Task brief
Below is a listing; write it out exactly and drop any images from it.

Data provided
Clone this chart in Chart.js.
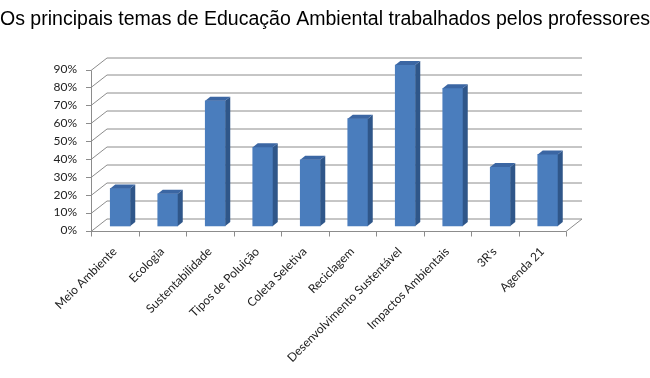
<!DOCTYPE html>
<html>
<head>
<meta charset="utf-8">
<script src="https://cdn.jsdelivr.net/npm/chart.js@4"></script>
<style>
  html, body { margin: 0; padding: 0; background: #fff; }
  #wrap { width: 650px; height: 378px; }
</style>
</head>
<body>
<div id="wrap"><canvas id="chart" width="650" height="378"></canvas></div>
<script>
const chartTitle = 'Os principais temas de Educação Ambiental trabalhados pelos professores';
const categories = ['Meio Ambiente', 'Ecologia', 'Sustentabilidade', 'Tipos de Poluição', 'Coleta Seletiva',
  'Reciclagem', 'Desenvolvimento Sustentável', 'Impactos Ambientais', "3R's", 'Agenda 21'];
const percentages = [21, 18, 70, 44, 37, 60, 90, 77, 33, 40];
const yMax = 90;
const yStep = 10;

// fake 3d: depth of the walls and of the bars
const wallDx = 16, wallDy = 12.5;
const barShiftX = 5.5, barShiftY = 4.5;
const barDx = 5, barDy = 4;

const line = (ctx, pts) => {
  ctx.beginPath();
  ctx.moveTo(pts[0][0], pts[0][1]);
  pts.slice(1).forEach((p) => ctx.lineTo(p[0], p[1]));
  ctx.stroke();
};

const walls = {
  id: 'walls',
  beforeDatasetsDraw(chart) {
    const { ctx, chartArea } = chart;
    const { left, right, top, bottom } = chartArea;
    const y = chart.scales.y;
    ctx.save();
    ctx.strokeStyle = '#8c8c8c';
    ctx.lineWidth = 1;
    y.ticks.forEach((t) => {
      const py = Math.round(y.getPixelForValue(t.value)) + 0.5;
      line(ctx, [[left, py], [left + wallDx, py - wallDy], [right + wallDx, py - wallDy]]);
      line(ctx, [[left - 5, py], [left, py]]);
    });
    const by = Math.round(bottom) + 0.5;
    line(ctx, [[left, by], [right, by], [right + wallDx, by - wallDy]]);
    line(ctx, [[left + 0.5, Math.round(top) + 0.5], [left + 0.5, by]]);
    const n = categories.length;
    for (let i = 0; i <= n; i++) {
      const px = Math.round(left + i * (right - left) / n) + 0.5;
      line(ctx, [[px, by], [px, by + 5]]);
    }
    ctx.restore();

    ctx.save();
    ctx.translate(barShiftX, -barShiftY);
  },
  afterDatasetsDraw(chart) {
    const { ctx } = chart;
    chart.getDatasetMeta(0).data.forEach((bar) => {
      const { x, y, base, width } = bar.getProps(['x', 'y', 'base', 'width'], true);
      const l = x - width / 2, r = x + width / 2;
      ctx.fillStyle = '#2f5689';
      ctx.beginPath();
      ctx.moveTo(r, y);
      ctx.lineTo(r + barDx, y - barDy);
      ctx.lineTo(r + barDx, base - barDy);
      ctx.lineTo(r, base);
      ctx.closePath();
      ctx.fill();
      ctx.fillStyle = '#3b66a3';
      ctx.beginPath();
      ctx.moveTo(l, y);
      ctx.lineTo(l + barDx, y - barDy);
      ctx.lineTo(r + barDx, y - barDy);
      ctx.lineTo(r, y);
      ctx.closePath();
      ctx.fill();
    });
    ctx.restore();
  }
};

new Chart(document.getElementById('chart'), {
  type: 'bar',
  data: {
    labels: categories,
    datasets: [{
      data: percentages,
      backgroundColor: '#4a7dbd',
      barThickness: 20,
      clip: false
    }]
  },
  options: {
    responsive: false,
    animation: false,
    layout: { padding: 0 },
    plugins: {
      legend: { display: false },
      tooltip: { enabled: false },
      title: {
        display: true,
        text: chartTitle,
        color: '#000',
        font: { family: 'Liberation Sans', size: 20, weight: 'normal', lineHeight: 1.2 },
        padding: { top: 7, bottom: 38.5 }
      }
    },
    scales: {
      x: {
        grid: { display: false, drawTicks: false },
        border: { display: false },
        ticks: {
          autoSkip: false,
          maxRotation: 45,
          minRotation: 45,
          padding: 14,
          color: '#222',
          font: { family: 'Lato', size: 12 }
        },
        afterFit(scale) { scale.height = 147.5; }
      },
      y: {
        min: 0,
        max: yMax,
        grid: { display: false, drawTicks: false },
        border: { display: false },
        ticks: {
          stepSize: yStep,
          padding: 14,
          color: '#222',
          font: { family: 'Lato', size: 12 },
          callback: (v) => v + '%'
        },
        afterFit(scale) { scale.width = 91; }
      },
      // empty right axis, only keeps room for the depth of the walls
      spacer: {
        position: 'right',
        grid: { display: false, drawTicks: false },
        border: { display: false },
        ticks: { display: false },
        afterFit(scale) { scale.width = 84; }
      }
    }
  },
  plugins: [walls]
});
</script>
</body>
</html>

Expected answer
Clone this chart in Chart.js.
<!DOCTYPE html>
<html>
<head>
<meta charset="utf-8">
<script src="https://cdn.jsdelivr.net/npm/chart.js@4"></script>
<style>
  html, body { margin: 0; padding: 0; background: #fff; }
  #wrap { width: 650px; height: 378px; }
</style>
</head>
<body>
<div id="wrap"><canvas id="chart" width="650" height="378"></canvas></div>
<script>
const chartTitle = 'Os principais temas de Educação Ambiental trabalhados pelos professores';
const categories = ['Meio Ambiente', 'Ecologia', 'Sustentabilidade', 'Tipos de Poluição', 'Coleta Seletiva',
  'Reciclagem', 'Desenvolvimento Sustentável', 'Impactos Ambientais', "3R's", 'Agenda 21'];
const percentages = [21, 18, 70, 44, 37, 60, 90, 77, 33, 40];
const yMax = 90;
const yStep = 10;

// fake 3d: depth of the walls and of the bars
const wallDx = 16, wallDy = 12.5;
const barShiftX = 5.5, barShiftY = 4.5;
const barDx = 5, barDy = 4;

const line = (ctx, pts) => {
  ctx.beginPath();
  ctx.moveTo(pts[0][0], pts[0][1]);
  pts.slice(1).forEach((p) => ctx.lineTo(p[0], p[1]));
  ctx.stroke();
};

const walls = {
  id: 'walls',
  beforeDatasetsDraw(chart) {
    const { ctx, chartArea } = chart;
    const { left, right, top, bottom } = chartArea;
    const y = chart.scales.y;
    ctx.save();
    ctx.strokeStyle = '#8c8c8c';
    ctx.lineWidth = 1;
    y.ticks.forEach((t) => {
      const py = Math.round(y.getPixelForValue(t.value)) + 0.5;
      line(ctx, [[left, py], [left + wallDx, py - wallDy], [right + wallDx, py - wallDy]]);
      line(ctx, [[left - 5, py], [left, py]]);
    });
    const by = Math.round(bottom) + 0.5;
    line(ctx, [[left, by], [right, by], [right + wallDx, by - wallDy]]);
    line(ctx, [[left + 0.5, Math.round(top) + 0.5], [left + 0.5, by]]);
    const n = categories.length;
    for (let i = 0; i <= n; i++) {
      const px = Math.round(left + i * (right - left) / n) + 0.5;
      line(ctx, [[px, by], [px, by + 5]]);
    }
    ctx.restore();

    ctx.save();
    ctx.translate(barShiftX, -barShiftY);
  },
  afterDatasetsDraw(chart) {
    const { ctx } = chart;
    chart.getDatasetMeta(0).data.forEach((bar) => {
      const { x, y, base, width } = bar.getProps(['x', 'y', 'base', 'width'], true);
      const l = x - width / 2, r = x + width / 2;
      ctx.fillStyle = '#2f5689';
      ctx.beginPath();
      ctx.moveTo(r, y);
      ctx.lineTo(r + barDx, y - barDy);
      ctx.lineTo(r + barDx, base - barDy);
      ctx.lineTo(r, base);
      ctx.closePath();
      ctx.fill();
      ctx.fillStyle = '#3b66a3';
      ctx.beginPath();
      ctx.moveTo(l, y);
      ctx.lineTo(l + barDx, y - barDy);
      ctx.lineTo(r + barDx, y - barDy);
      ctx.lineTo(r, y);
      ctx.closePath();
      ctx.fill();
    });
    ctx.restore();
  }
};

new Chart(document.getElementById('chart'), {
  type: 'bar',
  data: {
    labels: categories,
    datasets: [{
      data: percentages,
      backgroundColor: '#4a7dbd',
      barThickness: 20,
      clip: false
    }]
  },
  options: {
    responsive: false,
    animation: false,
    layout: { padding: 0 },
    plugins: {
      legend: { display: false },
      tooltip: { enabled: false },
      title: {
        display: true,
        text: chartTitle,
        color: '#000',
        font: { family: 'Liberation Sans', size: 20, weight: 'normal', lineHeight: 1.2 },
        padding: { top: 7, bottom: 38.5 }
      }
    },
    scales: {
      x: {
        grid: { display: false, drawTicks: false },
        border: { display: false },
        ticks: {
          autoSkip: false,
          maxRotation: 45,
          minRotation: 45,
          padding: 14,
          color: '#222',
          font: { family: 'Lato', size: 12 }
        },
        afterFit(scale) { scale.height = 147.5; }
      },
      y: {
        min: 0,
        max: yMax,
        grid: { display: false, drawTicks: false },
        border: { display: false },
        ticks: {
          stepSize: yStep,
          padding: 14,
          color: '#222',
          font: { family: 'Lato', size: 12 },
          callback: (v) => v + '%'
        },
        afterFit(scale) { scale.width = 91; }
      },
      // empty right axis, only keeps room for the depth of the walls
      spacer: {
        position: 'right',
        grid: { display: false, drawTicks: false },
        border: { display: false },
        ticks: { display: false },
        afterFit(scale) { scale.width = 84; }
      }
    }
  },
  plugins: [walls]
});
</script>
</body>
</html>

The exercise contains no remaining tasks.